A couple weeks ago, I asked Lytton about how to concisely produce sound in poetry and his advice garnered an intimate approximation to the words that you choose and how they relate to one another in a line. He referred me to Gary Lutz’s “The Sentence is a Lonely Place,” where this relationship between words in a sentence, a line in poetry, is examined. To use Lutz’ own words, “the words have to lean on each other, rub elbows, rub off on each other, feel each other up.” In the process, a sort of sensual relationship between the words is formed and they fit into each other, almost as if they originally belonged together. Lutz argued that a writer must work and rework a sentence so that the outcome produces “a series of departures from what you may have intended to express; a language may start taking on, as they say, a life of its own, a life that contests or trumps the life you had sponsored to live on the page.” And in saying this, Lutz breathes life into a sentence/line/whatever partnering of words you compose like a trumpeter exerts his last aching breath to produce its echoing resonance.

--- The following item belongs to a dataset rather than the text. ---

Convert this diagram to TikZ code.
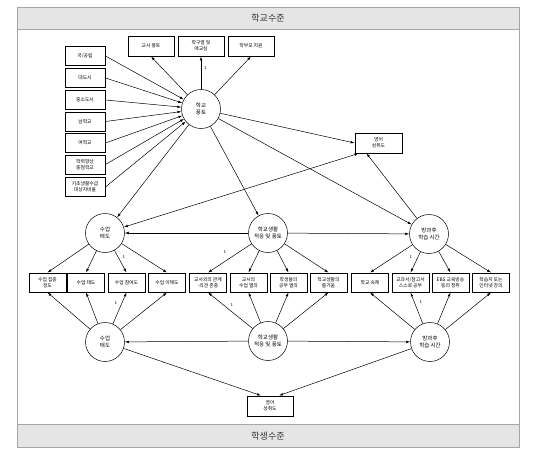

In reading this paper, I began to visualize myself as the writer that I have always been – knit-picky about the words that flow out onto the pages in my stories, and now in my poems. My initial hesitation was considering myself a musician. I had always been terrible at choosing words that went together like a melody. Spoken word did not flow from the tip of my tongue like it would a rapper. In fact, I remember freestyling with my brother as a kid and completely sucking. But Lutz changes what I believed at my core and challenges what it means to be a conventional writer when he resuscitates the heart of a melodist and equates it with the heart of a writer: “In the mouth and in the mind it is three-dimensional, and there are parts that shoot out from it or sink into its syntactic surround.” Here is where I found my sound.
Hopefully, those reading will look up the essay I’ve read and learn a thing or two about the art of making sound beautiful.